The buzziest new show in central London does not involve a Hollywood star treading the West End boards, or a glitzy blockbuster premiere in Leicester Square. Instead, somewhat surprisingly, it’s a dark room with two paintings in the National Gallery.
I was there on Thursday and couldn’t believe my eyes as queues snaked out of Room One of the Trafalgar Square site and down the stairs, while high vis-sporting staff were on hand for crowd control (well, maintaining an orderly queue – this is the National Gallery after all).
The Last Caravaggio is proving the most popular small-scale show in that room since two of Van Gogh’s Sunflowers were hung side by side there a decade ago. Of course, it helps that the display is free, but it also shows the power of the Italian old master to capture visitors’ imagination.
The show displays the gallery’s own Caravaggio, Salome Receives the Head of John the Baptist, alongside The Martyrdom of Saint Ursula, which has travelled over from Italy for the first time in 20 years – that was for a major exhibition of the artist’s late works and caused a similar frenzy at the National Gallery.
While the artist was an overnight celebrity in his own time, Gabriele Finaldi, the gallery’s director, told me that this renewed embracing of Caravaggio is relatively recent (in art history terms), since scholarship took another look in the Fifties.
Now, some four centuries after his death, why are crowds drawn to his work and in such numbers?
First, there is the undoubted quality and arresting nature of the paintings; the bloody scenes we’re dropped into – this is violence at close quarters – and the raw emotion they show.
There’s the bold way he puts those scenes together. Stand in front of Saint Ursula (good luck at getting a prime spot – sharpen your elbows) and you realise the painter has dropped you right into the middle of the action. You’re not a viewer, you’re complicit in the outrage that has just happened. It’s immediate, it’s emotional.
His style was also revolutionary at the time, the use of dark and light (impress your friends with the technical term chiaroscuro) making these figures loom towards you, only heightening the drama unfolding. It’s hard not to rear back at John the Baptist’s severed head being thrust towards you in the gallery’s own painting.
The works feel very modern. They are gritty, using real people with dirty faces, ripped clothes, with broken fingernails, not the idealised portrayals of scenes that were so common a the time. “It was totally revolutionary and not without criticism. People were shocked by this,” National Gallery curator Francesca Whitlum-Cooper told me at the show’s press viewing earlier in the week. “There was a lot of moral panic.”
Centuries before the arrival of movies, it could be said that Caravaggio has a director’s eye for framing and action, and that has also kept him relevant. He’s been hailed by greats including Martin Scorsese, who once wrote, “He would have been a great filmmaker, there’s no doubt about it” adding his work influenced Mean Streets and Taxi Driver.
“The paintings are very cinematic,” Whitlum-Cooper told me. “They’re your size, and you’re right in front of them, there’s an immediacy and a punch – he obviously didn’t know about cinema – but it does speak to how we view things. It immerses you. You’re in it.”

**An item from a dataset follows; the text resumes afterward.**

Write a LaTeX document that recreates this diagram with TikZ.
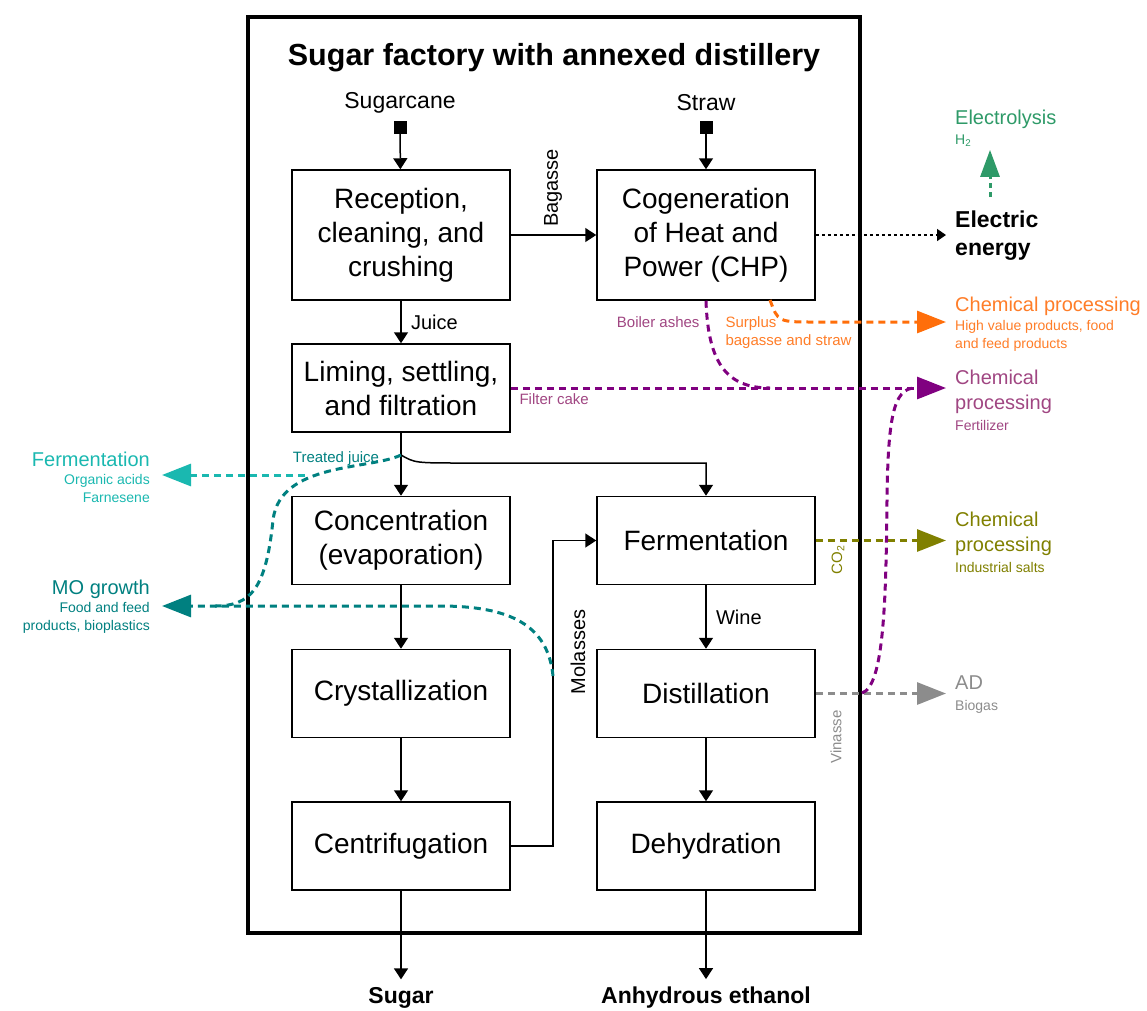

Beyond that, Caravaggio had a lurid backstory, and that always burnishes a reputation, for good or ill. He was the archetype of the bad-boy artist. The National Gallery website talks about how he would swagger about with a sword “ever ready to engage in a fight or argument… Caravaggio was arrested repeatedly for, among other things, slashing the cloak of an adversary, throwing a plate of artichokes at a waiter, scarring a guard and abusing the police.”
In fact, his life could easily justify a glossy prestige drama. How, one day, he pushed it too far, and killed a rival in a swordfight. He was forced to flee Rome, first to Malta and then Naples, even then with numerous examples of his temper getting the better of him – at one stage, he was permanently disfigured in a brawl. He was pardoned by Rome, only to be mistakenly arrested on his way back, released but died of malaria before he could return.
Whitlum-Cooper says his story “reads like a film script. The violence and everything else. There’s almost a tragic flaw about Caravaggio – he can’t let anything good happen, he’s so self-destructive.” To connect it to a contemporary of his over here, There’s something Shakespearean about his tale.
Speaking of prestige drama, Caravaggio is at the cutting edge there – he has heavily influenced the lavish new adaptation of Ripley, which arrived on Netflix earlier this month starring Andrew Scott. There are almost constant references to the works in the show, parallels with the artist’s life story, influences on how its filmed, and, in one episode, the artist even makes a surprise appearance3.
In fact, Whitlum-Cooper said she had to go and watch the show as so many people were asking her about it. Before she did I asked why Caravaggio is still so popular. “He changed the world and continues to do so today,” she replied.
The hottest (free) ticket in town was painted in 1610 and continues to inspire crowds today – though waiters will hope the artichokes are left off the menu in the National Gallery cafe.